Yesterday, New York’s Stonewall Inn was awarded Landmark Status in recognition of its role in lesbian, gay, bisexual, transgender and queer (LGBTQ) history. Today, as Pride weekend approaches, Sir Ian McKellen and Paul O’Grady have given their support to a community campaign to make the Royal Vauxhall Tavern – believed to be the UK’s oldest LGBTQ pub and iconic performance space – a listed building for the same reason.

McKellen and O’Grady are among more than 30 performers, producers, local residents, LGBTQ charities, architects, historians and politicians who have written to Historic England (formerly English Heritage) to back the listing application made by RVT Future, against the wishes of the pub’s chief executive, James Lindsay.
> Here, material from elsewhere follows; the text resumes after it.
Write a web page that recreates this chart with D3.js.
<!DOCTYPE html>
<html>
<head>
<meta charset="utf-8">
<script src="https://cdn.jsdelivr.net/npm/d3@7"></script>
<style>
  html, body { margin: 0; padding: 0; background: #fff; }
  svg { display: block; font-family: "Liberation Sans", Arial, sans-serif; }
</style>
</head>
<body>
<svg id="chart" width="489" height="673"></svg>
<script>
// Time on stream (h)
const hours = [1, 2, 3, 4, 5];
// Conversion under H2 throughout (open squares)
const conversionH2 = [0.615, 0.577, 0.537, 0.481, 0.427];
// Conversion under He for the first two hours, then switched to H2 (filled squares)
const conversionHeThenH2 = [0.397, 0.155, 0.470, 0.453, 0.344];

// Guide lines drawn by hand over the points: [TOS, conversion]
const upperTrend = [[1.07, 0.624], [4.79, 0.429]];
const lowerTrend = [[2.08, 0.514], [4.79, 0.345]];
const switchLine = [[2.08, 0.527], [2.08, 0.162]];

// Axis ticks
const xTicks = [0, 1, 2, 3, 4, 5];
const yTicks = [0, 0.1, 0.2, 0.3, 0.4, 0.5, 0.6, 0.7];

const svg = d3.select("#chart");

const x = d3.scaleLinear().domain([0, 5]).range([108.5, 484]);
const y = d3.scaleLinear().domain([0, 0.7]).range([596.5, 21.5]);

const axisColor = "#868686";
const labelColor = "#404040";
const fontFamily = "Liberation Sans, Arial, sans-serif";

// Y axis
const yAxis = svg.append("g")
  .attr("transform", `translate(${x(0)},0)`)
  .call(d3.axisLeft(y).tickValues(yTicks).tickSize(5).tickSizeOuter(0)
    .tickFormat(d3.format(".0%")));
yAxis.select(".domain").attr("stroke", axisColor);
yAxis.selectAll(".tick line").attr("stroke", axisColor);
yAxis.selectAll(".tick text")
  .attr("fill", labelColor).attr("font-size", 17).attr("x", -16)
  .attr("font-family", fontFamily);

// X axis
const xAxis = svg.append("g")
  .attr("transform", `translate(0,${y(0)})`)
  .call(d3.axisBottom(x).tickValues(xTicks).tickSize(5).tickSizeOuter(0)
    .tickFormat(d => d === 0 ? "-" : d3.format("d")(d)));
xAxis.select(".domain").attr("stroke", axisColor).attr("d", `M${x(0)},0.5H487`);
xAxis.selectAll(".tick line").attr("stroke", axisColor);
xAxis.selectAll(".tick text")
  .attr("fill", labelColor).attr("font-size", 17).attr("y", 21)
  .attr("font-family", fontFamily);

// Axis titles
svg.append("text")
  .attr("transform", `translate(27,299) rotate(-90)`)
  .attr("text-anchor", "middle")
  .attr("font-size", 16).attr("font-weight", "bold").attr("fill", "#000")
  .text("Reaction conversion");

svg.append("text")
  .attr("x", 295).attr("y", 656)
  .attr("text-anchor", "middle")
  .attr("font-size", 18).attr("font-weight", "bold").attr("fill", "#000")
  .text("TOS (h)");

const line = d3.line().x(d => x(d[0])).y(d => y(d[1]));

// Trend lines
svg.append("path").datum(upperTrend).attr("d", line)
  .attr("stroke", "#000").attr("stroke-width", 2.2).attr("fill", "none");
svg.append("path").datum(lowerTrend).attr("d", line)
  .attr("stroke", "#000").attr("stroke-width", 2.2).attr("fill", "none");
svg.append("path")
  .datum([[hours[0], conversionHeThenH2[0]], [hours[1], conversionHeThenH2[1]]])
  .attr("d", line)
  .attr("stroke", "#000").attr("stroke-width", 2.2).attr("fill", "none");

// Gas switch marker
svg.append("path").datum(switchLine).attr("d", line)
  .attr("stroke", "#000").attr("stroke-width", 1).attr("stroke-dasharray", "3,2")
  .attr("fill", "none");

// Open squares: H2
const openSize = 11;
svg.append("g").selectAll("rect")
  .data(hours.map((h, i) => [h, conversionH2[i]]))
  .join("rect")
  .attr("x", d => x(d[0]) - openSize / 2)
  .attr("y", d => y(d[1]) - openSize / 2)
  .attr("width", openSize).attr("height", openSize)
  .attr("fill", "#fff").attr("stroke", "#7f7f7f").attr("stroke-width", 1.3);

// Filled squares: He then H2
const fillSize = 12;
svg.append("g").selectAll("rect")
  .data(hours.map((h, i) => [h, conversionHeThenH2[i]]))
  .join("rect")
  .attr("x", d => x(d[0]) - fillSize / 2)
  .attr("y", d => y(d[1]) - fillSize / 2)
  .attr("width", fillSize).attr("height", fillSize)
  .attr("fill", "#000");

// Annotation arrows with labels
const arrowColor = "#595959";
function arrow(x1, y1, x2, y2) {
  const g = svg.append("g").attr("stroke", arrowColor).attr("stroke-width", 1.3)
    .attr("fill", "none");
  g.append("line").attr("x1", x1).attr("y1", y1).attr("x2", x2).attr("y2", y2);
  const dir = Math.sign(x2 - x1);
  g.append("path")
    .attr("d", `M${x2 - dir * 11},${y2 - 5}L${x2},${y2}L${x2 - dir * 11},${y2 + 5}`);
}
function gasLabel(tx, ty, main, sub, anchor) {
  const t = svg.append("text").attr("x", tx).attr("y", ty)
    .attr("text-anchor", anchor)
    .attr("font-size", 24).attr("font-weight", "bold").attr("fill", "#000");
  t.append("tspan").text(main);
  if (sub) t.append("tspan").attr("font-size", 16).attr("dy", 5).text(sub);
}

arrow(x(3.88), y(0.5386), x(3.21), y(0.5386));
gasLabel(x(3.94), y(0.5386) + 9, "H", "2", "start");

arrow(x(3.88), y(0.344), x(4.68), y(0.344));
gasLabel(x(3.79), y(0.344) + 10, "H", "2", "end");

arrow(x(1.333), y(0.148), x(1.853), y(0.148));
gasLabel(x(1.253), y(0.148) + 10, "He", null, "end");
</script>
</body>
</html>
The new owner, Austrian property development company Immovate, also opposes the listing, claiming it would make even minor repairs ‘so expensive that it would have to close the Tavern’. The company has not given any evidence to support this claim.

Paul O’Grady developed his legendary character Lily Savage at the RVT during a long- running residency in the 80s. ‘I consider the venue to be my very own school of dramatic art,’ O’Grady writes. ‘The Vauxhall Tavern was our village hall’ during a turbulent era marked by homophobia, police raids and the Aids crisis.
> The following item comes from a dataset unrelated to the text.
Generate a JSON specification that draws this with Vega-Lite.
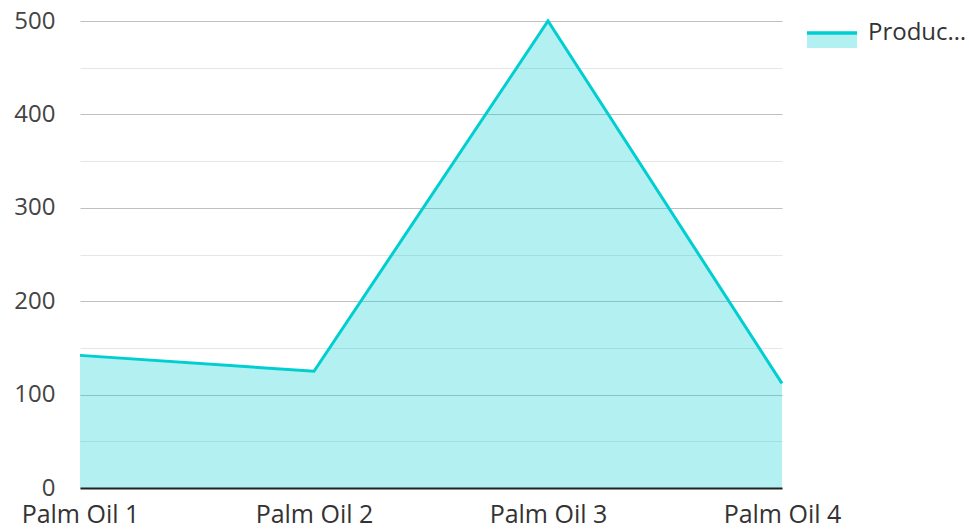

He believes the Tavern ‘should be offered protection to withstand today’s developers… Without listing the threat to its future is all too real. With listing I know the community will rally round and ensure it remains an important venue for many decades to come.’
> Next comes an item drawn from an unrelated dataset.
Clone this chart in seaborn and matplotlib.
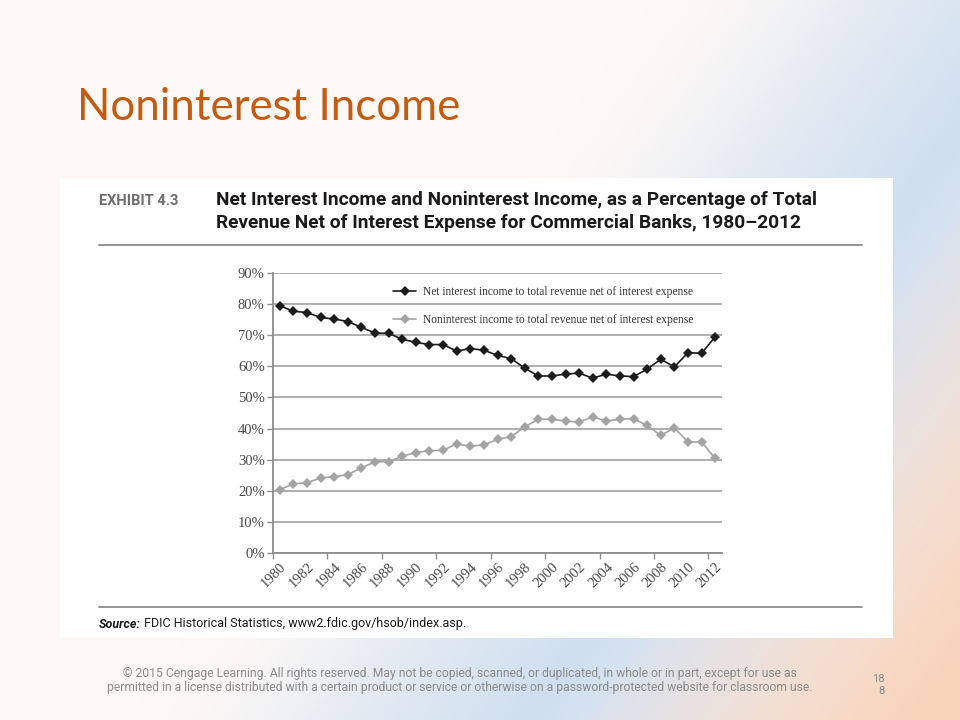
import numpy as np
import pandas as pd
import matplotlib
matplotlib.use("Agg")
import matplotlib.pyplot as plt
import seaborn as sns
from matplotlib.patches import Rectangle
from matplotlib.lines import Line2D

# ---------------- data ----------------
years = list(range(1980, 2013))
net_interest = [79.5, 77.7, 77.3, 75.7, 75.2, 74.4, 72.5, 70.7, 70.6, 68.7,
                67.7, 67.0, 67.0, 64.9, 65.7, 65.2, 63.5, 62.5, 59.4, 56.9,
                56.9, 57.5, 57.8, 56.2, 57.5, 56.9, 56.7, 59.1, 62.3, 59.8,
                64.4, 64.2, 69.5]
noninterest = [20.4, 22.2, 22.6, 24.1, 24.5, 25.2, 27.4, 29.3, 29.4, 31.1,
               32.3, 32.9, 33.0, 35.1, 34.3, 34.8, 36.5, 37.4, 40.5, 43.0,
               43.0, 42.4, 42.1, 43.8, 42.4, 43.0, 43.2, 41.0, 37.8, 40.2,
               35.7, 35.7, 30.4]
series_names = ["Net interest income to total revenue net of interest expense",
                "Noninterest income to total revenue net of interest expense"]
y_ticks = [0, 10, 20, 30, 40, 50, 60, 70, 80, 90]
y_labels = [f"{t}%" for t in y_ticks]

slide_title = "Noninterest Income"
exhibit = "EXHIBIT 4.3"
header = ["Net Interest Income and Noninterest Income, as a Percentage of Total",
          "Revenue Net of Interest Expense for Commercial Banks, 1980\u20132012"]
source_b = "Source:"
source_t = " FDIC Historical Statistics, www2.fdic.gov/hsob/index.asp."
footer = ["\u00a9 2015 Cengage Learning. All rights reserved. May not be copied, scanned, or duplicated, in whole or in part, except for use as",
          "permitted in a license distributed with a certain product or service or otherwise on a password-protected website for classroom use."]
page = "18\n8"

df = pd.DataFrame({"year": years * 2,
                   "value": net_interest + noninterest,
                   "series": [series_names[0]] * len(years) + [series_names[1]] * len(years)})

sns.set_theme(style="white")
W, H = 960, 720
fig = plt.figure(figsize=(9.6, 7.2), dpi=100)

# ---------------- background gradient ----------------
bg = fig.add_axes([0, 0, 1, 1])
u = np.linspace(0, 1, 480)[None, :]
v = np.linspace(0, 1, 360)[:, None]
cream = np.array([254, 249, 246]) / 255
blue = np.array([207, 223, 240]) / 255
peach = np.array([248, 211, 186]) / 255
s = u + 0.55 * v
wb = np.clip(1 - np.abs(s - 1.1) / 0.42, 0, 1) * np.clip((s - 0.6) / 0.3, 0, 1)
wp = np.clip((s - 1.15) / 0.35, 0, 1)
wb = wb * (1 - wp)
img = cream * (1 - wb - wp)[..., None] + blue * wb[..., None] + peach * wp[..., None]
bg.imshow(img, extent=[0, 1, 0, 1], aspect="auto", origin="upper")
bg.set_xlim(0, 1); bg.set_ylim(0, 1)
bg.axis("off")

def fx(px):
    return px / W

def fy(py):
    return 1 - py / H

# white panel
bg.add_patch(Rectangle((fx(60), fy(638)), fx(893) - fx(60), fy(178) - fy(638),
                       facecolor="white", edgecolor="none", zorder=2))
# rules
bg.add_line(Line2D([fx(99), fx(862)], [fy(245), fy(245)], color="#8c8c8c", lw=1.3, zorder=3))
bg.add_line(Line2D([fx(99), fx(862)], [fy(607), fy(607)], color="#8c8c8c", lw=1.3, zorder=3))

# ---------------- texts ----------------
fig.text(fx(77), fy(107), slide_title, color="#C55A11", fontsize=31.5,
         family=["Lato", "DejaVu Sans"], va="center", ha="left")
cond = ["Liberation Sans Narrow", "Roboto", "DejaVu Sans"]
fig.text(fx(99), fy(201), exhibit, color="#6e6e6e", fontsize=10.5, fontweight="bold",
         family=cond, va="center", ha="left")
fig.text(fx(216), fy(200), header[0], color="#1a1a1a", fontsize=13.8, fontweight="bold",
         family=cond, va="center", ha="left")
fig.text(fx(216), fy(223), header[1], color="#1a1a1a", fontsize=13.8, fontweight="bold",
         family=cond, va="center", ha="left")
t_src = fig.text(fx(99), fy(624), source_b, color="#1a1a1a", fontsize=9.0, fontweight="bold",
                 style="italic", family=cond, va="center", ha="left")
fig.canvas.draw()
bb = t_src.get_window_extent(renderer=fig.canvas.get_renderer())
fig.text(bb.x1 / W, fy(624), source_t, color="#1a1a1a", fontsize=9.0,
         family=cond, va="center", ha="left")
fig.text(fx(460), fy(673), footer[0], color="#8a8a8a", fontsize=8.7,
         family=cond, va="center", ha="center")
fig.text(fx(460), fy(688), footer[1], color="#8a8a8a", fontsize=8.7,
         family=cond, va="center", ha="center")
fig.text(fx(885), fy(685), page, color="#8a8a8a", fontsize=8,
         family=cond, va="center", ha="right", linespacing=1.15, multialignment="right")

# ---------------- chart ----------------
ax = fig.add_axes([fx(273), fy(553), fx(722) - fx(273), fy(273) - fy(553)])
ax.set_facecolor("white")
palette = {series_names[0]: "#1c1c1c", series_names[1]: "#a3a3a3"}
sns.lineplot(data=df, x="year", y="value", hue="series", palette=palette,
             marker="D", markersize=5.5, markeredgewidth=0, linewidth=1.2,
             ax=ax, zorder=5)
ax.set_xlim(years[0] - 0.5, years[-1] + 0.5)
ax.set_ylim(y_ticks[0], y_ticks[-1])
ax.set_yticks(y_ticks)
ax.set_yticklabels(y_labels)
ax.set_xticks(years[::2])
ax.set_xticklabels([str(y) for y in years[::2]], rotation=45, ha="right",
                   rotation_mode="anchor")
ax.set_xticks([y - 0.5 for y in years[::4]], minor=True)
ax.tick_params(axis="x", which="major", length=0, pad=5)
ax.tick_params(axis="x", which="minor", length=4, width=1, color="#8c8c8c", direction="out", bottom=True)
ax.tick_params(axis="y", length=4, width=1, color="#8c8c8c", direction="out", left=True, pad=2)
for lab in ax.get_xticklabels() + ax.get_yticklabels():
    lab.set_family(["Liberation Serif", "DejaVu Serif"])
    lab.set_fontsize(10.5)
    lab.set_color("#4a4a4a")
ax.set_xlabel("")
ax.set_ylabel("")
ax.grid(axis="y", color="#a8a8a8", lw=1.3)
ax.grid(axis="x", visible=False)
for sp in ["top", "right"]:
    ax.spines[sp].set_visible(False)
for sp in ["left", "bottom"]:
    ax.spines[sp].set_color("#8c8c8c")
    ax.spines[sp].set_linewidth(1.3)

leg = ax.legend(loc="upper left", bbox_to_anchor=(0.245, 0.99), frameon=False,
                handlelength=2.0, labelspacing=1.35, handletextpad=0.6,
                prop={"family": ["Liberation Serif", "DejaVu Serif"], "size": 8.3})
for t in leg.get_texts():
    t.set_color("#333333")
leg.set_zorder(6)

fig.savefig("out.png", dpi=100)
The Tavern was built on the former grounds of the Vauxhall pleasure gardens around 1862, and has been a site of LGBTQ community and culture since the 1950s, if not earlier. The RVT featured in last year’s international hit film Pride, ‘playing itself’ as a hub of community activism.

In the 1980s, RVT regular Freddie Mercury and Kenny Everett took Princess Diana to the Tavern for a night out having dragged her up as a boy so she wouldn’t be recognised.

Historic England makes its recommendations on listing to the Department for Culture, Media and Sport, which has ultimate authority over listing designations. The result of the RVT application is expected this summer.